Monday 24 October at 8.30pm on ABC1
Right now there are over 4,000 people held in immigration detention centres across Australia. On average, asylum seekers remain in detention for around a year, but that figure hides a group of people who remain locked away for much longer periods of time. Just over a year ago, the Federal Government announced it would begin releasing children into the community to minimise the harm caused by their incarceration. At the same time, thousands of adults remain locked away in detention centres remote from the rest of the world – a situation that’s concerning to many healthcare professionals. Says one:
“What we’ve observed is people who seem to be in detention for periods of 12 to 15 months onwards, start to develop very significant mental health problems and certainly people who’ve been in detention 15, 18 plus months have very high rates of psychiatric morbidity.”
Despite a massive debate about Australia’s asylum seeker policy, few people know what life is really like inside detention camps. According to refugee activists, the reason is simple – the Government does not want the broader population seeing the conditions inside and the impact the camps are having on the detainees. Now, reporter Sarah Ferguson has gathered together startling evidence exposing the truth about life inside; how medication prescribed to asylum seekers is being misused and how many cases of self harm are going unreported, giving the public a false impression of conditions behind the wire.

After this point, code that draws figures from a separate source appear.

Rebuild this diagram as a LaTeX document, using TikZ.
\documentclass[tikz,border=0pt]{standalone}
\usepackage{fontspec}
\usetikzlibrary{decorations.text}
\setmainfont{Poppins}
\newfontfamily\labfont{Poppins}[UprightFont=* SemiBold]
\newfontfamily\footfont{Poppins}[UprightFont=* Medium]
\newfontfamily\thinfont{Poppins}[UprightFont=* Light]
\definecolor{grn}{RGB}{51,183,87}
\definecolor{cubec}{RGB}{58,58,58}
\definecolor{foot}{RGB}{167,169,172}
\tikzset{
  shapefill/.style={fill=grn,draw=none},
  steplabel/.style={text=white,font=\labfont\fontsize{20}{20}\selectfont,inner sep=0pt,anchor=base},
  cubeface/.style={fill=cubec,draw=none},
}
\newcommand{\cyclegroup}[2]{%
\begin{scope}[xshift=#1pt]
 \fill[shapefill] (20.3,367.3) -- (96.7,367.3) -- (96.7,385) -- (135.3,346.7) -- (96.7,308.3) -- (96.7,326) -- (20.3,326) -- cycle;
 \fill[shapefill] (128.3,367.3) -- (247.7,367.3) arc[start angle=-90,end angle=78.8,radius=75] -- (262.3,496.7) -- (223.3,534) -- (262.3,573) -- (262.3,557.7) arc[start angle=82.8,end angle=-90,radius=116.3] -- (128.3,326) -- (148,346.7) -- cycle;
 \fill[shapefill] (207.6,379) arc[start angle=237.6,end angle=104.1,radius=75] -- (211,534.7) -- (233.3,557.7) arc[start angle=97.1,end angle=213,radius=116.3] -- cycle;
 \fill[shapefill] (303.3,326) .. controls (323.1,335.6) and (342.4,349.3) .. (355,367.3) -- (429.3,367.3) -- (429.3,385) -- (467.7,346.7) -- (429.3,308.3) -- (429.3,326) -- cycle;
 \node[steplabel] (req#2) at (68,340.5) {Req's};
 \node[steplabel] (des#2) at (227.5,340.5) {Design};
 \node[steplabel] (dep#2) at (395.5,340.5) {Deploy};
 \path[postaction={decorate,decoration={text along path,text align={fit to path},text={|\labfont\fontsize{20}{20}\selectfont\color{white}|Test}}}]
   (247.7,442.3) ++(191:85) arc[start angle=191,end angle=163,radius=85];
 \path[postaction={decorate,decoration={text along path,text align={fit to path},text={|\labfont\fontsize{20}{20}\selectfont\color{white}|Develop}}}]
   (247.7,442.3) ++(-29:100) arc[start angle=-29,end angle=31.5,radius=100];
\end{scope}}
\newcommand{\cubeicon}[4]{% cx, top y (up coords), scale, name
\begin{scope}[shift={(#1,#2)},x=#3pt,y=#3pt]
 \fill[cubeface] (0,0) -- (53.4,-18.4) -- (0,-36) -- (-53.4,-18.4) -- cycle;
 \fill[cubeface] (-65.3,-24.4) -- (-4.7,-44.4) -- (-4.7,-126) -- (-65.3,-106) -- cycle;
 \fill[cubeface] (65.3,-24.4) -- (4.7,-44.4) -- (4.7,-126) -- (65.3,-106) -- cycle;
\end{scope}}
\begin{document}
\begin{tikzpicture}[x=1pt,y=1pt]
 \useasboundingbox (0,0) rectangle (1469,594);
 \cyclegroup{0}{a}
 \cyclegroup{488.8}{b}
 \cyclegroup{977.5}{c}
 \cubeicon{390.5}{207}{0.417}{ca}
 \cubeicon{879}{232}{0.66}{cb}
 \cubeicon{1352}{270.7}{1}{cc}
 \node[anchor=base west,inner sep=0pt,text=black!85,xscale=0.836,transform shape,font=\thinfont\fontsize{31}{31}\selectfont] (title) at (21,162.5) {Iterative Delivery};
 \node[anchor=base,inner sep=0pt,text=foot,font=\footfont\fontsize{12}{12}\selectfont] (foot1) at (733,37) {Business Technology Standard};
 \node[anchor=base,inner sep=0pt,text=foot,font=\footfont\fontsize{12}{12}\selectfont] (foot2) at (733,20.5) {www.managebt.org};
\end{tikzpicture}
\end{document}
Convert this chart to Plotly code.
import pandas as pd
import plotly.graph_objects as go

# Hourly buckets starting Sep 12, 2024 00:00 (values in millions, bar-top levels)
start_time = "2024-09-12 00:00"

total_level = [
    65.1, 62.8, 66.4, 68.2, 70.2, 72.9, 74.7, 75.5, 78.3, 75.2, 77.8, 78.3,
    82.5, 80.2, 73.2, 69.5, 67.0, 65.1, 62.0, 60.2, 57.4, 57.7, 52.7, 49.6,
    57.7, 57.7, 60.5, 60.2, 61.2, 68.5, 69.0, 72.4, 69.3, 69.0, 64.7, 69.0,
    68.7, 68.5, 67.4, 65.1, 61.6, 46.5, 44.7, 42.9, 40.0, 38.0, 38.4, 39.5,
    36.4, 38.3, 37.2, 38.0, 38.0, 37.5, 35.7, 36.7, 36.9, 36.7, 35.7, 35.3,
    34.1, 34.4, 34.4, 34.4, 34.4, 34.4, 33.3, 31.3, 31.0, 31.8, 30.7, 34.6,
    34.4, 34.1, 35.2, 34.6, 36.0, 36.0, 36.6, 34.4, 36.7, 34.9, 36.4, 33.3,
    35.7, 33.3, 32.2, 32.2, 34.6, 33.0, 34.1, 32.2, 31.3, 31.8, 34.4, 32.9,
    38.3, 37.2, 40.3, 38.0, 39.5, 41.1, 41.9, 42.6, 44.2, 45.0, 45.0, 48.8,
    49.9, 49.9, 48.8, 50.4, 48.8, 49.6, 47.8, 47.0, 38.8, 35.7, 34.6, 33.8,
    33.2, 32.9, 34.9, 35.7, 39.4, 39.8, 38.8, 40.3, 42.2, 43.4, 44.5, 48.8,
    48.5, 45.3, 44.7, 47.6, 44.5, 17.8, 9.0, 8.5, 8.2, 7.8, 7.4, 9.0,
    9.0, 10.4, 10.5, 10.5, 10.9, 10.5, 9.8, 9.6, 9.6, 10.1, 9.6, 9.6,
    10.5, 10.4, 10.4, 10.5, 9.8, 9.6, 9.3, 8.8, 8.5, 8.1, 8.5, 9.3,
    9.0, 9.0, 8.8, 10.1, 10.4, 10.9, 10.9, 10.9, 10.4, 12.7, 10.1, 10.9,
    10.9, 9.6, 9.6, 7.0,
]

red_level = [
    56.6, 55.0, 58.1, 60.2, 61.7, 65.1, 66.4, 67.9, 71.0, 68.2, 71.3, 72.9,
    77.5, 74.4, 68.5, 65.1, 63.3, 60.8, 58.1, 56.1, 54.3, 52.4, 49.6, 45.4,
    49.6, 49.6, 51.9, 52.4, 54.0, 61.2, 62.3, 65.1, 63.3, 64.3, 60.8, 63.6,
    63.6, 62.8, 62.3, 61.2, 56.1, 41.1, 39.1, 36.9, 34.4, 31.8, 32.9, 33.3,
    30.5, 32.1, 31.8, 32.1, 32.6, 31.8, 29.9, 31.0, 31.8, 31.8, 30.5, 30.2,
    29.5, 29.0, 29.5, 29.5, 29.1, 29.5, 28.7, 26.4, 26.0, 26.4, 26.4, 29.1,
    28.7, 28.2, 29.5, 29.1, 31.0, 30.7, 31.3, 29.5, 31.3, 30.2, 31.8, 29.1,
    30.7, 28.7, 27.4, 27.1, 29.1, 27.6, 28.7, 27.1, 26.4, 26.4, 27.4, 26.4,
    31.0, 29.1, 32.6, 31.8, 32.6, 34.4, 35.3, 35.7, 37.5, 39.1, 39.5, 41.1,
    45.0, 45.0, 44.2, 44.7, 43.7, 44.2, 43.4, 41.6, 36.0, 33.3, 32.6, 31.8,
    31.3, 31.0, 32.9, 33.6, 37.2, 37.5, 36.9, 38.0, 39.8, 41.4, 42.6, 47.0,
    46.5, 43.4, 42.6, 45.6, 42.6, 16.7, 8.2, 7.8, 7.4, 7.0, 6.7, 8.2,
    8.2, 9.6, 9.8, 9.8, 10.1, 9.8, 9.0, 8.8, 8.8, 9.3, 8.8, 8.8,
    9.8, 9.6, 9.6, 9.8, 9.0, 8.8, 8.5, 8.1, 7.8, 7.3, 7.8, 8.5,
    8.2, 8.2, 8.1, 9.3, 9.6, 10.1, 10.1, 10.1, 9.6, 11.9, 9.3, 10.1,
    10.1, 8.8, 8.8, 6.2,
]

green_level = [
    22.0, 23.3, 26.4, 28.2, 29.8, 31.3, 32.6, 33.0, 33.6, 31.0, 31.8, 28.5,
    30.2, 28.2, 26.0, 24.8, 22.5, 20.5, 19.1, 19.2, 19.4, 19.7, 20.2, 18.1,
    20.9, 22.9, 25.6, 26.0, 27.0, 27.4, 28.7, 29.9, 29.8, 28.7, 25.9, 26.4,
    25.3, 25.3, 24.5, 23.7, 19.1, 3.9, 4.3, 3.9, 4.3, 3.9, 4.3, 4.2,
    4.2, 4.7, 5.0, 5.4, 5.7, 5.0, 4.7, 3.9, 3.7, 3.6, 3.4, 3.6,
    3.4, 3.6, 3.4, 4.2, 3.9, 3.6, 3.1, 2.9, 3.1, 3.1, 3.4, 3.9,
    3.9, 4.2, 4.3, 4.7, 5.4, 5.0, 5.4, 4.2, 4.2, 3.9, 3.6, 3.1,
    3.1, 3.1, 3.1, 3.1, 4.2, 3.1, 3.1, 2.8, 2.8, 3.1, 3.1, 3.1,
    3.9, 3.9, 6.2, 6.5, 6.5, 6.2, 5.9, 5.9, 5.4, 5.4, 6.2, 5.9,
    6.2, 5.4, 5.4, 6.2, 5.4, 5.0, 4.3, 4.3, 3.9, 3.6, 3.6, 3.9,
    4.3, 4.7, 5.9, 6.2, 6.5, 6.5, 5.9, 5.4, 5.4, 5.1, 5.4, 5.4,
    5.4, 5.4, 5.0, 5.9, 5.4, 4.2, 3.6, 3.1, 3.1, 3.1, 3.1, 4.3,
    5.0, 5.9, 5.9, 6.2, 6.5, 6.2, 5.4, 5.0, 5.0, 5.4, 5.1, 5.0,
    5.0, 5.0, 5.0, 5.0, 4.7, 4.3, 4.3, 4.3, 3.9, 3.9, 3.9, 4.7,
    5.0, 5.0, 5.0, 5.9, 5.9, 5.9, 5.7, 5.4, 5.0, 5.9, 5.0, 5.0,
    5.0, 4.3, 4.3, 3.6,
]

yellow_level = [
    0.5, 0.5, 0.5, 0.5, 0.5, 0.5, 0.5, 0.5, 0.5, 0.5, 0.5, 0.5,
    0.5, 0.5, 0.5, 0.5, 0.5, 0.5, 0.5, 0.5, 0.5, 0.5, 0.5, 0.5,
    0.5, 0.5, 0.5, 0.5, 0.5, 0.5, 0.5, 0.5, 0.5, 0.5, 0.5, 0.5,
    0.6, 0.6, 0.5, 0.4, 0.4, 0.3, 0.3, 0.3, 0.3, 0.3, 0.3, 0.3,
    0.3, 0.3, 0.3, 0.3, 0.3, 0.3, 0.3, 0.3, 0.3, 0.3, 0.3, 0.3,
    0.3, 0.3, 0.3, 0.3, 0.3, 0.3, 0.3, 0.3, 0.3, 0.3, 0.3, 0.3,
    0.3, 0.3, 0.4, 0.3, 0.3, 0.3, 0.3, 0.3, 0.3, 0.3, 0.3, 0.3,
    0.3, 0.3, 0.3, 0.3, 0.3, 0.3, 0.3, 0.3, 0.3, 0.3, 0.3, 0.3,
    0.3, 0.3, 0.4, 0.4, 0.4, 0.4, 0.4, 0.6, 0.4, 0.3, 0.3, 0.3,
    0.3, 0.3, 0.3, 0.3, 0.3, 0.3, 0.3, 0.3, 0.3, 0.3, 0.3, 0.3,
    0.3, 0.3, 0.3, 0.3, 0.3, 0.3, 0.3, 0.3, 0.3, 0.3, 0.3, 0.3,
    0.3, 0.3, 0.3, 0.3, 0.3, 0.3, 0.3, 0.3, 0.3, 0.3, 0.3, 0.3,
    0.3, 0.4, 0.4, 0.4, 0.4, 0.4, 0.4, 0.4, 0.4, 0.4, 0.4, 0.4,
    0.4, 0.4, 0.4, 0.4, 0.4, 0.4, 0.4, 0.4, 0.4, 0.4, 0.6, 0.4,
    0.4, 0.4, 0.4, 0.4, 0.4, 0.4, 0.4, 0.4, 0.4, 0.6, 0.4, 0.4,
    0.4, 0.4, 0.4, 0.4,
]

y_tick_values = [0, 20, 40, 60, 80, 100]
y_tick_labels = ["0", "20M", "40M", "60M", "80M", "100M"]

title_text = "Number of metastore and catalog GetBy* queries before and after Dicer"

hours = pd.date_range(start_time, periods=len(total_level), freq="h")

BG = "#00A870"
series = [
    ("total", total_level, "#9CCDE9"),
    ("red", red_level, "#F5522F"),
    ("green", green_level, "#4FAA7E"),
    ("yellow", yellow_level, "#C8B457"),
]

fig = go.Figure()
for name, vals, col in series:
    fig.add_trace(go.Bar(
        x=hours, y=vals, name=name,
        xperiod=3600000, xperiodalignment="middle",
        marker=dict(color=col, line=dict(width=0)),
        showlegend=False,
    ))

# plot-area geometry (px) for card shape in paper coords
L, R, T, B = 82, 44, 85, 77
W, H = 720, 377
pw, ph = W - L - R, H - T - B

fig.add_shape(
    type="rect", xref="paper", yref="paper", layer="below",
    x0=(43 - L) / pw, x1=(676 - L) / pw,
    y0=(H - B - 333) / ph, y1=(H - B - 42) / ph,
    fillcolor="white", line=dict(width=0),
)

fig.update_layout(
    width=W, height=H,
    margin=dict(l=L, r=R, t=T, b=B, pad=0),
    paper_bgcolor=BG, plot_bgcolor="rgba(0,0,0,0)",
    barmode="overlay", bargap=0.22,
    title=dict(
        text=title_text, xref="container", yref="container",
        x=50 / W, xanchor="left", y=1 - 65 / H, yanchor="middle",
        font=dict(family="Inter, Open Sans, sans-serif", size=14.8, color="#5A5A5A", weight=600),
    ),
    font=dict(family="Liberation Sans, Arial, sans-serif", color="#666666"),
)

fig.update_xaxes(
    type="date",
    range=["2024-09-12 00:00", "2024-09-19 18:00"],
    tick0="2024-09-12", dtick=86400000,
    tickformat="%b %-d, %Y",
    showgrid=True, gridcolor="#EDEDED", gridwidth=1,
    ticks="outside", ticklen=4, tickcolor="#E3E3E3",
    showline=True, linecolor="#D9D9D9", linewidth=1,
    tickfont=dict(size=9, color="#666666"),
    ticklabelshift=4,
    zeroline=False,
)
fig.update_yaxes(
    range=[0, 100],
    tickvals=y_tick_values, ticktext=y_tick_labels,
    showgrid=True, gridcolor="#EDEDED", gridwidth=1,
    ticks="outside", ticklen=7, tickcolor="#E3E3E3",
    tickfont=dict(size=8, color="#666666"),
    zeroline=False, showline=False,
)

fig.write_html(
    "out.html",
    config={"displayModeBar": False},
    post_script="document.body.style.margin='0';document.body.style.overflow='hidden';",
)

In the wake of the Government’s failure to engineer an offshore processing solution, and with detention centres close to capacity, the Government is now exploring alternatives, such as community detention. But that does not help the people who remain locked inside the camps. With a growing body of evidence that shows detention can cause long term psychological harm, what are the consequences of the current policy? Are people being damaged for life? If they are finally given refugee status, will they ever be able to participate fully in community life – being trained, winning jobs and raising families – or will they simply become a problem that future generations will have to deal with?
‘Asylum’, presented by Kerry O’Brien, goes to air on Monday 24th October at 8.30pm on ABC1. It is repeated on Tuesday 25th October at 11.35pm. It can also be seen on ABC News 24 at 8.00pm on Saturdays, on iview (abc.net.au/iview) and at abc.net.au/4corners.